WRITTEN INSTRUCTION. Images should be left out, and everything else in the listing reproduced exactly.

══════════════════════════════

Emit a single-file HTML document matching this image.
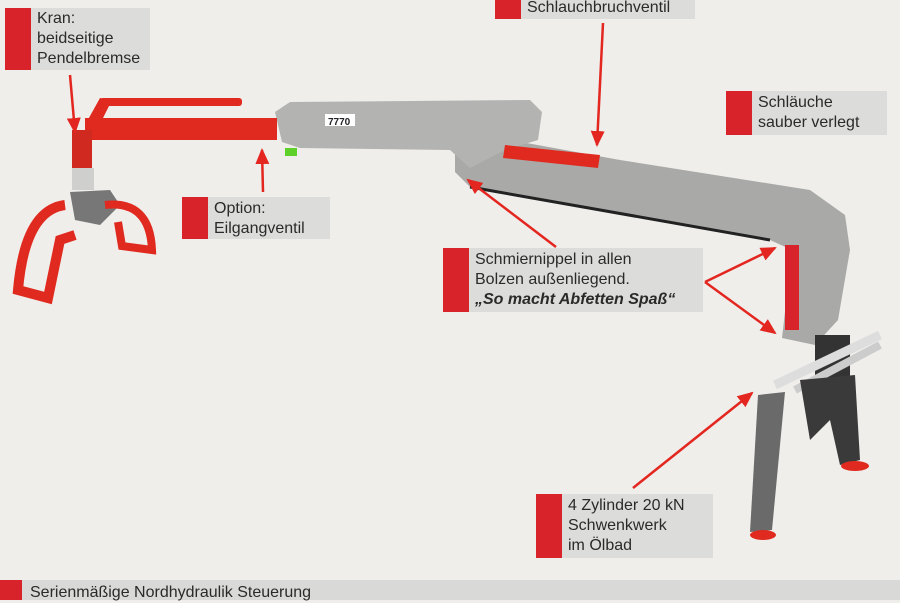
<!DOCTYPE html>
<html><head><meta charset="utf-8"><style>
html,body{margin:0;padding:0;background:#efeeeb;}
body{width:900px;height:600px;position:relative;overflow:hidden;font-family:"Liberation Sans",sans-serif;}
.lb{position:absolute;background:#dcdcdb;color:#2a2a2a;font-size:16px;line-height:20px;}
.lb .r{position:absolute;left:0;top:0;bottom:0;width:26px;background:#d9232a;}
.lb .t{padding:0 4px 0 32px;}
svg{position:absolute;left:0;top:0;}
</style></head><body>
<svg width="900" height="600" viewBox="0 0 900 600">
<defs><marker id="a" markerWidth="8" markerHeight="8" refX="6" refY="4" orient="auto" markerUnits="userSpaceOnUse"><path d="M0,0 L8,4 L0,8 Z" fill="#e3261f"/></marker>
<marker id="b" markerWidth="16" markerHeight="14" refX="14" refY="7" orient="auto" markerUnits="userSpaceOnUse"><path d="M0,0 L16,7 L0,14 Z" fill="#e3261f"/></marker></defs>
<!-- main diagonal boom -->
<polygon points="455,150 510,140 620,160 810,190 845,215 850,250 838,320 815,345 782,338 792,250 770,240 600,210 470,187 455,172" fill="#a9a9a7"/>
<line x1="470" y1="187" x2="770" y2="240" stroke="#222" stroke-width="3"/>
<!-- top box -->
<polygon points="275,112 290,102 530,100 542,112 538,140 505,150 470,168 450,150 300,148 282,142" fill="#b3b3b1"/>
<rect x="325" y="114" width="30" height="12" fill="#fff"/><text x="328" y="125" font-size="10" font-weight="bold" fill="#222">7770</text>
<rect x="285" y="148" width="12" height="8" fill="#5fd02a"/>
<!-- red extension -->
<rect x="85" y="118" width="192" height="22" fill="#e02a1f"/>
<rect x="100" y="98" width="142" height="8" rx="3" fill="#e02a1f"/>
<polygon points="85,125 100,98 112,100 98,128" fill="#e02a1f"/>
<rect x="72" y="130" width="20" height="40" fill="#d02a20"/>
<!-- red cylinders -->
<polygon points="505,145 600,155 598,168 503,158" fill="#e02a1f"/>
<rect x="785" y="245" width="14" height="85" fill="#d9232a"/>
<!-- grapple -->
<rect x="72" y="168" width="22" height="22" fill="#cfcfcd"/>
<polygon points="70,192 110,190 120,205 100,225 75,220" fill="#777"/>
<path d="M65,205 Q25,210 18,290 L48,298 L60,240 L75,235" fill="none" stroke="#e02a1f" stroke-width="10"/>
<path d="M105,205 Q150,200 152,250 L122,246 L118,222" fill="none" stroke="#e02a1f" stroke-width="8"/>
<!-- base -->
<rect x="815" y="335" width="35" height="45" fill="#333"/>
<line x1="775" y1="385" x2="880" y2="335" stroke="#ddd" stroke-width="9"/>
<line x1="795" y1="390" x2="880" y2="345" stroke="#ccc" stroke-width="8"/>
<polygon points="758,395 785,392 772,530 750,532" fill="#6a6a6a"/>
<polygon points="800,380 855,375 860,460 840,465 830,420 810,440" fill="#3a3a3a"/>
<ellipse cx="763" cy="535" rx="13" ry="5" fill="#e02a1f"/>
<ellipse cx="855" cy="466" rx="14" ry="5" fill="#e02a1f"/>
<!-- arrows -->
<g stroke="#e3261f" stroke-width="2.5" fill="none">
<line x1="70" y1="75" x2="75" y2="132" marker-end="url(#b)"/>
<line x1="263" y1="192" x2="262" y2="150" marker-end="url(#b)"/>
<line x1="603" y1="23" x2="597" y2="145" marker-end="url(#b)"/>
<line x1="556" y1="247" x2="468" y2="180" marker-end="url(#b)"/>
<line x1="705" y1="282" x2="775" y2="248" marker-end="url(#b)"/>
<line x1="705" y1="282" x2="775" y2="333" marker-end="url(#b)"/>
<line x1="633" y1="488" x2="752" y2="393" marker-end="url(#b)"/>
</g>
</svg>
<div class="lb" style="left:5px;top:8px;width:145px;height:62px;"><div class="r"></div><div class="t" style="padding-top:1px">Kran:<br>beidseitige<br>Pendelbremse</div></div>
<div class="lb" style="left:495px;top:-2px;width:200px;height:21px;"><div class="r"></div><div class="t">Schlauchbruchventil</div></div>
<div class="lb" style="left:726px;top:91px;width:161px;height:44px;"><div class="r"></div><div class="t" style="padding-top:2px">Schläuche<br>sauber verlegt</div></div>
<div class="lb" style="left:182px;top:197px;width:148px;height:42px;"><div class="r"></div><div class="t" style="padding-top:2px">Option:<br>Eilgangventil</div></div>
<div class="lb" style="left:443px;top:248px;width:260px;height:64px;"><div class="r"></div><div class="t" style="padding-top:2px">Schmiernippel in allen<br>Bolzen außenliegend.<br><b><i>„So macht Abfetten Spaß“</i></b></div></div>
<div class="lb" style="left:536px;top:494px;width:177px;height:64px;"><div class="r"></div><div class="t" style="padding-top:2px">4 Zylinder 20 kN<br>Schwenkwerk<br>im Ölbad</div></div>
<div class="lb" style="left:0;top:580px;width:900px;height:20px;background:#d9d9d8;"><div class="r" style="width:22px"></div><div class="t" style="padding-left:30px;padding-top:3px">Serienmäßige Nordhydraulik Steuerung</div></div>
</body></html>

══════════════════════════════

CORRECT RESULT.
Emit a single-file HTML document matching this image.
<!DOCTYPE html>
<html><head><meta charset="utf-8"><style>
html,body{margin:0;padding:0;background:#efeeeb;}
body{width:900px;height:600px;position:relative;overflow:hidden;font-family:"Liberation Sans",sans-serif;}
.lb{position:absolute;background:#dcdcdb;color:#2a2a2a;font-size:16px;line-height:20px;}
.lb .r{position:absolute;left:0;top:0;bottom:0;width:26px;background:#d9232a;}
.lb .t{padding:0 4px 0 32px;}
svg{position:absolute;left:0;top:0;}
</style></head><body>
<svg width="900" height="600" viewBox="0 0 900 600">
<defs><marker id="a" markerWidth="8" markerHeight="8" refX="6" refY="4" orient="auto" markerUnits="userSpaceOnUse"><path d="M0,0 L8,4 L0,8 Z" fill="#e3261f"/></marker>
<marker id="b" markerWidth="16" markerHeight="14" refX="14" refY="7" orient="auto" markerUnits="userSpaceOnUse"><path d="M0,0 L16,7 L0,14 Z" fill="#e3261f"/></marker></defs>
<!-- main diagonal boom -->
<polygon points="455,150 510,140 620,160 810,190 845,215 850,250 838,320 815,345 782,338 792,250 770,240 600,210 470,187 455,172" fill="#a9a9a7"/>
<line x1="470" y1="187" x2="770" y2="240" stroke="#222" stroke-width="3"/>
<!-- top box -->
<polygon points="275,112 290,102 530,100 542,112 538,140 505,150 470,168 450,150 300,148 282,142" fill="#b3b3b1"/>
<rect x="325" y="114" width="30" height="12" fill="#fff"/><text x="328" y="125" font-size="10" font-weight="bold" fill="#222">7770</text>
<rect x="285" y="148" width="12" height="8" fill="#5fd02a"/>
<!-- red extension -->
<rect x="85" y="118" width="192" height="22" fill="#e02a1f"/>
<rect x="100" y="98" width="142" height="8" rx="3" fill="#e02a1f"/>
<polygon points="85,125 100,98 112,100 98,128" fill="#e02a1f"/>
<rect x="72" y="130" width="20" height="40" fill="#d02a20"/>
<!-- red cylinders -->
<polygon points="505,145 600,155 598,168 503,158" fill="#e02a1f"/>
<rect x="785" y="245" width="14" height="85" fill="#d9232a"/>
<!-- grapple -->
<rect x="72" y="168" width="22" height="22" fill="#cfcfcd"/>
<polygon points="70,192 110,190 120,205 100,225 75,220" fill="#777"/>
<path d="M65,205 Q25,210 18,290 L48,298 L60,240 L75,235" fill="none" stroke="#e02a1f" stroke-width="10"/>
<path d="M105,205 Q150,200 152,250 L122,246 L118,222" fill="none" stroke="#e02a1f" stroke-width="8"/>
<!-- base -->
<rect x="815" y="335" width="35" height="45" fill="#333"/>
<line x1="775" y1="385" x2="880" y2="335" stroke="#ddd" stroke-width="9"/>
<line x1="795" y1="390" x2="880" y2="345" stroke="#ccc" stroke-width="8"/>
<polygon points="758,395 785,392 772,530 750,532" fill="#6a6a6a"/>
<polygon points="800,380 855,375 860,460 840,465 830,420 810,440" fill="#3a3a3a"/>
<ellipse cx="763" cy="535" rx="13" ry="5" fill="#e02a1f"/>
<ellipse cx="855" cy="466" rx="14" ry="5" fill="#e02a1f"/>
<!-- arrows -->
<g stroke="#e3261f" stroke-width="2.5" fill="none">
<line x1="70" y1="75" x2="75" y2="132" marker-end="url(#b)"/>
<line x1="263" y1="192" x2="262" y2="150" marker-end="url(#b)"/>
<line x1="603" y1="23" x2="597" y2="145" marker-end="url(#b)"/>
<line x1="556" y1="247" x2="468" y2="180" marker-end="url(#b)"/>
<line x1="705" y1="282" x2="775" y2="248" marker-end="url(#b)"/>
<line x1="705" y1="282" x2="775" y2="333" marker-end="url(#b)"/>
<line x1="633" y1="488" x2="752" y2="393" marker-end="url(#b)"/>
</g>
</svg>
<div class="lb" style="left:5px;top:8px;width:145px;height:62px;"><div class="r"></div><div class="t" style="padding-top:1px">Kran:<br>beidseitige<br>Pendelbremse</div></div>
<div class="lb" style="left:495px;top:-2px;width:200px;height:21px;"><div class="r"></div><div class="t">Schlauchbruchventil</div></div>
<div class="lb" style="left:726px;top:91px;width:161px;height:44px;"><div class="r"></div><div class="t" style="padding-top:2px">Schläuche<br>sauber verlegt</div></div>
<div class="lb" style="left:182px;top:197px;width:148px;height:42px;"><div class="r"></div><div class="t" style="padding-top:2px">Option:<br>Eilgangventil</div></div>
<div class="lb" style="left:443px;top:248px;width:260px;height:64px;"><div class="r"></div><div class="t" style="padding-top:2px">Schmiernippel in allen<br>Bolzen außenliegend.<br><b><i>„So macht Abfetten Spaß“</i></b></div></div>
<div class="lb" style="left:536px;top:494px;width:177px;height:64px;"><div class="r"></div><div class="t" style="padding-top:2px">4 Zylinder 20 kN<br>Schwenkwerk<br>im Ölbad</div></div>
<div class="lb" style="left:0;top:580px;width:900px;height:20px;background:#d9d9d8;"><div class="r" style="width:22px"></div><div class="t" style="padding-left:30px;padding-top:3px">Serienmäßige Nordhydraulik Steuerung</div></div>
</body></html>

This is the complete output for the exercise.